There’s a structural fragility baked into Evolve’s design that accelerated the decline. The 4v1 format requires exactly five players in specific roles — four hunters and one monster. If monster players are scarce (and they always were), queue times balloon. Unlike a battle royale that can start with 80 players instead of 100, or a team shooter that can fill with bots, Evolve’s format had zero flexibility. Every player who left made the experience worse for everyone who stayed.

The 13 remaining players — averaging 192 minutes of playtime in the last two weeks — represent the ghost of a community. They’re likely organized through Discord, finding each other through sheer dedication in a game that 2K officially abandoned. Those 192 minutes of average playtime suggest these 13 people are genuinely playing, not just idling — the last hunters in a world where the monster won.

Key Failure Factors

Lessons for Developers

  1. Aggressive DLC at launch destroys goodwill faster than any bug. Evolve’s 48,272 reviews — an enormous number — were significantly driven by monetization outrage. The 70% positive rate could have been 80%+ if the business model hadn’t poisoned the well. First impressions on monetization are permanent.

  2. Asymmetric multiplayer is structurally fragile. The 4v1 format creates a unique vulnerability: a shortage of one role (monster players) can collapse the entire matchmaking system.

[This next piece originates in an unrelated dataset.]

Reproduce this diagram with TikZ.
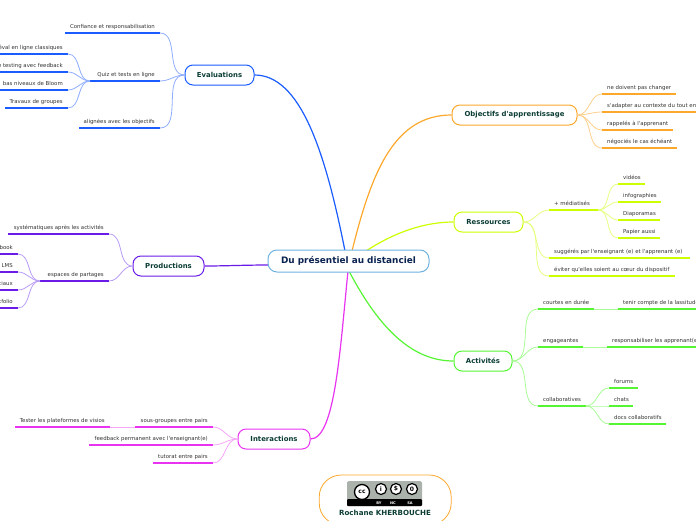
\documentclass[tikz,border=0pt]{standalone}
\usepackage{fontspec}
\newfontfamily\lab{DejaVu Sans}
\definecolor{cblue}{HTML}{1A5CFF}\definecolor{lblue}{HTML}{8FADFF}
\definecolor{cpur}{HTML}{6A1BE8}\definecolor{lpur}{HTML}{B79CF5}
\definecolor{cmag}{HTML}{E833F0}\definecolor{lmag}{HTML}{F6A6F9}
\definecolor{cora}{HTML}{FCA82C}\definecolor{lora}{HTML}{FDCF8B}
\definecolor{cyel}{HTML}{CCFF00}\definecolor{lyel}{HTML}{E5FF80}
\definecolor{cgre}{HTML}{55F533}\definecolor{lgre}{HTML}{A8FB95}
\definecolor{ttl}{HTML}{0B3D34}\definecolor{nav}{HTML}{0B2350}\definecolor{txt}{HTML}{333333}
\definecolor{rootline}{HTML}{6FB3E0}\definecolor{logogr}{HTML}{AAB2AB}
\tikzset{
 topic/.style={draw=#1,line width=1pt,fill=white,rounded corners=8pt,inner sep=0pt,text=ttl,font=\lab\bfseries\fontsize{6.9}{8}\selectfont},
 leaftext/.style={inner sep=0pt,text=txt,font=\lab\fontsize{5.4}{6}\selectfont},
 under/.style={line width=1.5pt},
 conn/.style={line width=.8pt},
 branch/.style={line width=1.2pt},
 lic/.style={circle,draw=black,line width=1.2pt,fill=white,minimum size=11pt,inner sep=0pt,font=\lab\bfseries\fontsize{6}{6}\selectfont},
 lictext/.style={text=white,inner sep=0pt,font=\lab\bfseries\fontsize{3.6}{4}\selectfont}
}
% name, x1, x2, y, colour, text
\newcommand{\leafL}[6]{\coordinate (#1-l) at (#2,#4);\coordinate (#1-r) at (#3,#4);
 \draw[under,#5] (#1-l)--(#1-r);
 \node[leaftext,anchor=base east] (#1-t) at (#3-5,#4-4.2) {#6};}
\newcommand{\leafR}[6]{\coordinate (#1-l) at (#2,#4);\coordinate (#1-r) at (#3,#4);
 \draw[under,#5] (#1-l)--(#1-r);
 \node[leaftext,anchor=base west] (#1-t) at (#2+5,#4-4.2) {#6};}
\begin{document}
\begin{tikzpicture}[x=1pt,y=-1pt]
\useasboundingbox (0,0) rectangle (696,520);
\clip (0,0) rectangle (696,520);
% logo box
\node[draw=cora,line width=.8pt,rounded corners=22pt,minimum width=132pt,minimum height=50pt,inner sep=0pt] (licbox) at (385.2,500) {};
\fill[rounded corners=1.5pt,logogr] (347,481) rectangle (422,506);
\fill[black,rounded corners=1pt] (347,499) rectangle (422,506);
\node[lic,line width=1.3pt,minimum size=15pt] (cc) at (362,492) {cc};
\node[lic] (by) at (381,489) {i};
\node[lic] (nc) at (396,489) {\$};
\node[lic] (sa) at (412,489) {0};
\node[lictext] (byt) at (379,503) {BY};
\node[lictext] (nct) at (393,503) {NC};
\node[lictext] (sat) at (410,503) {SA};
\node[text=ttl,inner sep=0pt,font=\lab\bfseries\fontsize{7.1}{8}\selectfont] (auth) at (385,512.5) {Rochane KHERBOUCHE};

% anchors on the central topic
\coordinate (s1) at (345,251);\coordinate (s2) at (352,251);\coordinate (s3) at (366,251);
\coordinate (s4) at (349,271);\coordinate (s5) at (348,271);\coordinate (s6) at (269,265);

% topics
\node[topic=cblue,minimum width=69pt,minimum height=20pt] (eval) at (219.5,75) {Evaluations};
\node[topic=cora,minimum width=125pt,minimum height=20pt] (obj) at (514.5,115) {Objectifs d'apprentissage};
\node[topic=cyel,minimum width=69pt,minimum height=20pt] (res) at (488.5,222) {Ressources};
\node[topic=cgre,minimum width=58pt,minimum height=20pt] (act) at (483,361) {Activités};
\node[topic=cpur,minimum width=71pt,minimum height=20pt] (prod) at (168.5,266) {Productions};
\node[topic=cmag,minimum width=72pt,minimum height=20pt] (inter) at (274,439) {Interactions};

% main branches
\draw[branch,cblue] (s1) .. controls (325,150) and (300,75) .. (eval.east);
\draw[branch,cora] (s2) .. controls (372,170) and (395,115) .. (obj.west);
\draw[branch,cyel] (s3) .. controls (395,232) and (425,222) .. (res.west);
\draw[branch,cgre] (s4) .. controls (385,340) and (420,361) .. (act.west);
\draw[branch,cmag] (s5) .. controls (340,350) and (335,439) .. (inter.east);
\draw[branch,cpur] (s6) .. controls (245,265) and (225,266) .. (prod.east);

% Evaluations
\leafL{e1}{65}{160}{33}{cblue}{Confiance et responsabilisation}
\leafL{e2}{90}{160}{81}{cblue}{Quiz et tests en ligne}
\leafL{e3}{79}{160}{128}{cblue}{alignées avec les objectifs}
\leafL{q1}{-2}{68}{54}{cblue}{éval en ligne classiques}
\leafL{q2}{-2}{68}{72}{cblue}{e testing avec feedback}
\leafL{q3}{-2}{68}{90}{cblue}{bas niveaux de Bloom}
\leafL{q4}{5}{68}{108}{cblue}{Travaux de groupes}
\foreach \n in {e1,e2,e3} \draw[conn,lblue] (\n-r) to[out=0,in=180] (eval.west);
\foreach \n in {q1,q2,q3,q4} \draw[conn,lblue] (\n-r) to[out=0,in=180] (e2-l);

% Productions
\leafL{p1}{8}{109}{234}{cpur}{systématiques après les activités}
\leafL{p2}{40}{109}{281}{cpur}{espaces de partages}
\leafL{b1}{-2}{18}{254}{cpur}{book}
\leafL{b2}{-2}{18}{272}{cpur}{LMS}
\leafL{b3}{-2}{18}{290}{cpur}{ciaux}
\leafL{b4}{-2}{18}{308}{cpur}{tfolio}
\foreach \n in {p1,p2} \draw[conn,lpur] (\n-r) to[out=0,in=180] (prod.west);
\foreach \n in {b1,b2,b3,b4} \draw[conn,lpur] (\n-r) to[out=0,in=180] (p2-l);

% Interactions
\leafL{i1}{135}{213}{427}{cmag}{sous-groupes entre pairs}
\leafL{i2}{89}{213}{445}{cmag}{feedback permanent avec l'enseignant(e)}
\leafL{i3}{153}{213}{463}{cmag}{tutorat entre pairs}
\leafL{i4}{15}{110}{427}{cmag}{Tester les plateformes de visios}
\foreach \n in {i1,i2,i3} \draw[conn,lmag] (\n-r) to[out=0,in=180] (inter.west);
\draw[conn,lmag,line width=1pt] (i4-r)--(i1-l);

% Objectifs
\leafR{o1}{602}{676}{94}{cora}{ne doivent pas changer}
\leafR{o2}{602}{698}{112}{cora}{s'adapter au contexte du tout en}
\leafR{o3}{602}{673}{130}{cora}{rappelés à l'apprenant}
\leafR{o4}{602}{677}{148}{cora}{négociés le cas échéant}
\foreach \n in {o1,o2,o3,o4} \draw[conn,lora] (obj.east) to[out=0,in=180] (\n-l);

% Ressources
\leafR{r1}{549}{598}{210}{cyel}{+ médiatisés}
\leafR{r2}{549}{690}{258}{cyel}{suggérés par l'enseignant (e) et l'apprenant (e)}
\leafR{r3}{549}{675}{276}{cyel}{éviter qu'elles soient au cœur du dispositif}
\leafR{m1}{618}{645}{184}{cyel}{vidéos}
\leafR{m2}{618}{661}{202}{cyel}{infographies}
\leafR{m3}{618}{660}{220}{cyel}{Diaporamas}
\leafR{m4}{618}{660}{238}{cyel}{Papier aussi}
\foreach \n in {r1,r2,r3} \draw[conn,lyel] (res.east) to[out=0,in=180] (\n-l);
\foreach \n in {m1,m2,m3,m4} \draw[conn,lyel] (r1-r) to[out=0,in=180] (\n-l);

% Activites
\leafR{a1}{538}{594}{309}{cgre}{courtes en durée}
\leafR{a2}{538}{583}{347}{cgre}{engageantes}
\leafR{a3}{538}{586}{406}{cgre}{collaboratives}
\leafR{a4}{618}{698}{309}{cgre}{tenir compte de la lassitude}
\leafR{a5}{607}{698}{347}{cgre}{responsabiliser les apprenant(e)s}
\leafR{c1}{609}{638}{388}{cgre}{forums}
\leafR{c2}{609}{633}{406}{cgre}{chats}
\leafR{c3}{609}{666}{424}{cgre}{docs collaboratifs}
\foreach \n in {a1,a2,a3} \draw[conn,lgre] (act.east) to[out=0,in=180] (\n-l);
\draw[conn,lgre] (a1-r)--(a4-l);
\draw[conn,lgre] (a2-r)--(a5-l);
\foreach \n in {c1,c2,c3} \draw[conn,lgre] (a3-r) to[out=0,in=180] (\n-l);

% central topic
\node[draw=rootline,line width=1pt,fill=white,rounded corners=9pt,minimum width=161pt,minimum height=22pt,inner sep=0pt,text=nav,font=\lab\bfseries\fontsize{8.9}{10}\selectfont] (root) at (348.5,261) {Du présentiel au distanciel};
\end{tikzpicture}
\end{document}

Games with rigid team compositions need AI backfill, role incentives, and flexible queue systems from day one.

  3. A free-to-play pivot is a defibrillator, not a cure. Despite attracting millions of new players post-F2P, Evolve couldn’t retain them. The 104:1 owner-to-review ratio proves that removing the price tag without fixing the underlying issues just creates faster churn.

  4. Publisher-developer alignment on monetization is non-negotiable. Turtle Rock’s gameplay innovation deserved better than 2K’s monetization strategy. When the developer’s creative vision and the publisher’s revenue model conflict, it’s the game — and the players — that suffer.